I spend a lot of my time howling the cosmic yawp into the blue beyond. It looks, to mortal eyes, like I’m making lunches and beating a deadline and running errands and remembering to put out the trash cans. But I assure you, a goodly portion of every day is given over to caterwauling (mostly in my inside voice, but not always) on the why of everyday living. The why of how did we get here? The why of how can X be happening?
I’m old enough to know better. I am hitting the midpoint in life. I have successfully raised 4.9 kids (just 1 year left on #5). We have a retirement plan (sort of). We own our cars (not new ones, God, no!). We’ve traveled around the world a bit (more when single than together) and we’re not on our first marriage (to each other, yes. In total, no.).
So you can bet that I don’t believe in fairy tales, magick, the Virgin birth. I do, however, believe in Something. It’s just too random that my husband and I met when we were both at the nadir of our love lives. I find Something in the spectacle of my own resurrection after that hairy divorce when I was the shadow of my ex, a skeleton of who I was and had yet to become, up to now, when I feel fully fledged and mighty as Aphrodite on steroids.
I have worked as a journalist for some 30 years now, writing poetry and short stories and a novel or two between times, trying to write the one story that was true. Reaching for Hemingway’s One True Thing. I have almost had it once or twice. Missed it by *that* much.
I was talking with my very elderly Aunt Doris about four years ago, telling her about my new novel idea. I want to do a sort of “Diary of Anne Frank,” but a fictionalized version.

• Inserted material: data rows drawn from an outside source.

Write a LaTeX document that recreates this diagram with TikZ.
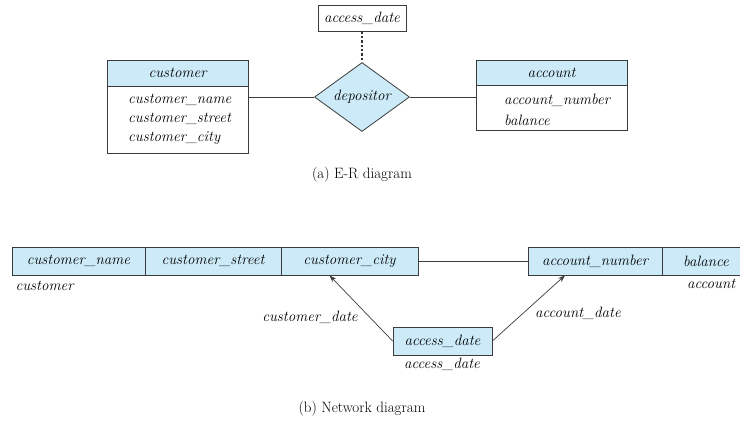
\documentclass[tikz,border=0pt]{standalone}
\usetikzlibrary{shapes.geometric,arrows.meta,calc}
\definecolor{fillblue}{RGB}{204,234,248}
\definecolor{edge}{RGB}{60,60,60}
\begin{document}
\begin{tikzpicture}[x=1pt,y=-1pt,
  txt/.style={font=\fontsize{15}{19}\selectfont\itshape},
  box/.style={draw=edge,line width=0.8pt,inner sep=0pt,txt},
  bluebox/.style={box,fill=fillblue},
  cell/.style={bluebox,minimum height=28pt},
  link/.style={draw=edge,line width=0.7pt},
  arr/.style={link,-{Stealth[length=7pt,width=5pt]}},
  caption/.style={font=\fontsize{15}{18}\selectfont}]
\useasboundingbox (0,0) rectangle (740,434);

% ---------- (a) E-R diagram ----------
\node[box,minimum width=88pt,minimum height=26pt] (attr) at (362,18) {access\_date};
\node[diamond,draw=edge,fill=fillblue,line width=0.8pt,inner sep=0pt,
      minimum width=95pt,minimum height=69pt,aspect=1.38,txt] (dep) at (362,97) {depositor};

\node[bluebox,minimum width=141pt,minimum height=26pt] (custh) at (177.5,73) {customer};
\node[box,minimum width=141pt,minimum height=67pt,anchor=north] (custb) at (custh.south) {};
\node[txt,anchor=west,align=left] (custt) at ($(custb.west)+(18,-1)$)
  {customer\_name\\customer\_street\\customer\_city};

\node[bluebox,minimum width=151pt,minimum height=25pt] (acch) at (551.5,72.5) {account};
\node[box,minimum width=151pt,minimum height=45pt,anchor=north] (accb) at (acch.south) {};
\node[txt,anchor=west,align=left,font=\fontsize{15}{21}\selectfont\itshape] (acct) at ($(accb.west)+(25,2)$)
  {account\_number\\balance};

\draw[link] (custb.east |- dep.west) -- (dep.west);
\draw[link] (dep.east) -- (accb.west |- dep.east);
\draw[draw=black!80,line width=2.6pt,dash pattern=on 2.4pt off 2pt] (attr.south) -- (dep.north);

\node[caption] (capa) at (362,175) {(a) E-R diagram};

% ---------- (b) Network diagram ----------
\node[cell,minimum width=133pt] (cn) at (78.5,261) {customer\_name};
\node[cell,minimum width=136pt] (cs) at (213,261) {customer\_street};
\node[cell,minimum width=137pt] (cc) at (349.5,261) {customer\_city};
\node[txt,anchor=west] (clab) at (12,286) {customer};

\node[cell,minimum width=134pt] (an) at (595,261) {account\_number};
\node[cell,minimum width=88pt] (ab) at (706,261) {balance};
\node[txt,anchor=west,inner xsep=0pt] (alab) at (687,284) {account};

\draw[link] (cc.east) -- (an.west);

\node[cell,minimum width=99pt,minimum height=28pt] (ad) at (442.5,341) {access\_date};
\node[txt] (adlab) at (442,364) {access\_date};

\draw[arr] (ad.west) -- ($(cc.south)+(-20,0)$);
\draw[arr] (ad.east) -- ($(an.south)+(-30,0)$);

\node[txt] (cdate) at (310,317) {customer\_date};
\node[txt] (adate) at (578,313) {account\_date};

\node[caption] (capb) at (362,409) {(b) Network diagram};
\end{tikzpicture}
\end{document}
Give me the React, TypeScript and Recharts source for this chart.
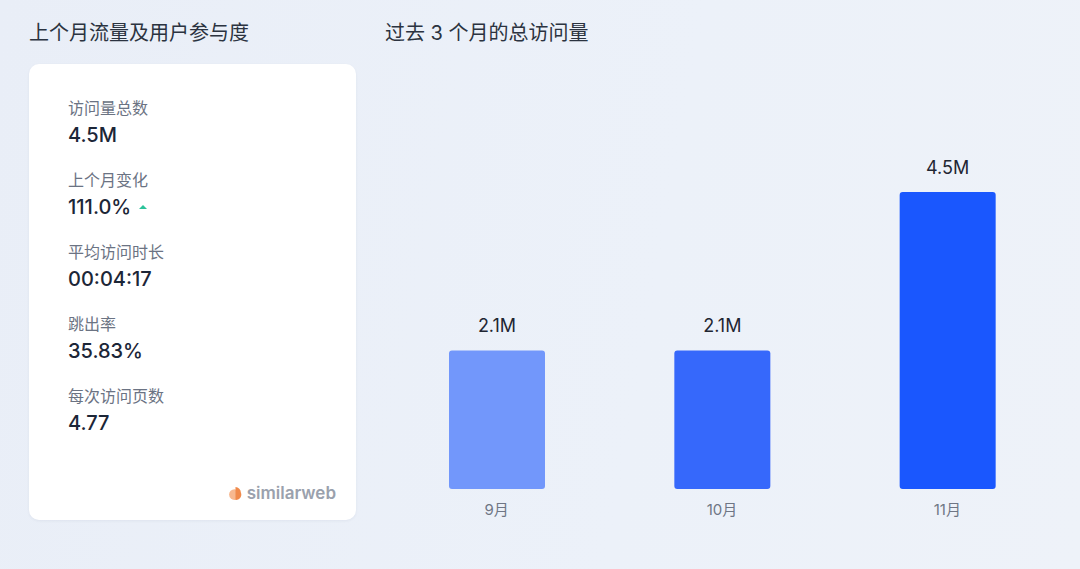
import React from 'react';
import { BarChart, Bar, XAxis, YAxis, Cell, LabelList } from 'recharts';

const months = ['9月', '10月', '11月'];
const visits = [2.1, 2.1, 4.5];
const barColors = ['#7297fb', '#3668fb', '#1a57fe'];

const metricLabels = ['访问量总数', '上个月变化', '平均访问时长', '跳出率', '每次访问页数'];
const metricValues = ['4.5M', '111.0%', '00:04:17', '35.83%', '4.77'];

const data = months.map((m, i) => ({ month: m, visits: visits[i] }));

const font = "Inter, 'Noto Sans CJK SC', sans-serif";

const App: React.FC = () => {
  return (
    <div
      style={{
        position: 'fixed',
        left: 0,
        top: 0,
        width: 1080,
        height: 569,
        background: 'linear-gradient(100deg, #e9eef7 0%, #ecf1f9 60%, #eef2f9 100%)',
        fontFamily: font,
        overflow: 'hidden',
      }}
    >
      <div style={{ position: 'absolute', left: 29, top: 17, fontSize: 20, color: '#2b3340' }}>
        上个月流量及用户参与度
      </div>
      <div style={{ position: 'absolute', left: 385, top: 17, fontSize: 20, color: '#2b3340' }}>
        过去 3 个月的总访问量
      </div>

      {/* metrics card */}
      <div
        style={{
          position: 'absolute',
          left: 29,
          top: 64,
          width: 327,
          height: 456,
          background: '#ffffff',
          borderRadius: 10,
          boxShadow: '0 1px 3px rgba(30, 50, 90, 0.06)',
        }}
      >
        {metricLabels.map((label, i) => (
          <div key={label} style={{ position: 'absolute', left: 39, top: 32 + i * 72 }}>
            <div style={{ fontSize: 16, color: '#6b7383', lineHeight: '24px' }}>{label}</div>
            <div
              style={{
                fontSize: 20,
                color: '#1c2637',
                lineHeight: '30px',
                fontWeight: 500,
                display: 'flex',
                alignItems: 'center',
              }}
            >
              {metricValues[i]}
              {i === 1 && (
                <span
                  style={{
                    display: 'inline-block',
                    marginLeft: 8,
                    width: 0,
                    height: 0,
                    borderLeft: '4px solid transparent',
                    borderRight: '4px solid transparent',
                    borderBottom: '4px solid #2cc39a',
                  }}
                />
              )}
            </div>
          </div>
        ))}
        <div
          style={{
            position: 'absolute',
            right: 20,
            bottom: 17,
            display: 'flex',
            alignItems: 'center',
            fontSize: 17,
            fontWeight: 600,
            color: '#9aa1ad',
          }}
        >
          <svg width="13" height="15" viewBox="0 0 12 14" style={{ marginRight: 5 }}>
            <circle cx="5" cy="8" r="5" fill="#f7b88f" />
            <path d="M6 1 A5 5 0 0 1 11 6 A5 5 0 0 1 6 13" fill="#f08a4b" />
          </svg>
          similarweb
        </div>
      </div>

      {/* bar chart */}
      <div style={{ position: 'absolute', left: 384, top: 130 }}>
        <BarChart width={676} height={402} data={data} margin={{ top: 62, right: 0, bottom: 0, left: 0 }}>
          <XAxis
            dataKey="month"
            axisLine={false}
            tickLine={false}
            tickSize={0}
            tickMargin={15}
            height={43}
            tick={{ fontSize: 15, fill: '#6f7685', fontFamily: font }}
          />
          <YAxis hide domain={[0, 4.5]} />
          <Bar dataKey="visits" barSize={96} radius={3} isAnimationActive={false}>
            {data.map((d, i) => (
              <Cell key={d.month} fill={barColors[i]} />
            ))}
            <LabelList
              dataKey="visits"
              position="top"
              offset={18}
              formatter={(v: number) => `${v}M`}
              style={{ fontSize: 18, fill: '#1f2633', fontFamily: font }}
            />
          </Bar>
        </BarChart>
      </div>
    </div>
  );
};

export default App;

Tell that teen girl’s story in a different way. Be in her shoes. Tell it sideways. Something like that. I told my aunt this on the phone, knowing I would see her the next day, and she encouraged me, as she always did, with alacrity. “Oh, that sounds wonderful,” she said. The next day I drove 70 miles to her house to see her, but she was gone. Still breathing, but the essence of her had slipped down, underwater, to where I couldn’t reach her anymore, and though I talked and talked to her, she wasn’t really there. We never spoke again.
So we held her memorial and sprinkled her ashes and cleaned her house, and my mother handed me a heavy old box of letters and journals. I took them home for later, feeling heavy myself, and wondering at the why, the how, the WTF of it all. We cleaned her house, and I brought home her desk, her martini glasses, her car. I slipped a ring onto my finger that had once adorned hers. I had her eyeglasses remade with my prescription. And one day I opened the box. The diaries were there.
A few months later, I began typing up the diaries. I posted them on Twitter and Facebook, talked about it on the radio, made friends and followed trails back some 90 years. I’ve been working on this project, The Doris Diaries, now into the third volume, transcribing the diaries of a teen girl. Telling her story in a different way. I’ve slid into her shoes, a little sideways.
I’m not sure of the why. I only know that there’s truth here. I don’t know the right questions to ask, but the answers are somehow here anyway. It’s Something. Something I can’t explain.
I’m chasing it with pen and paper, trying to get it down.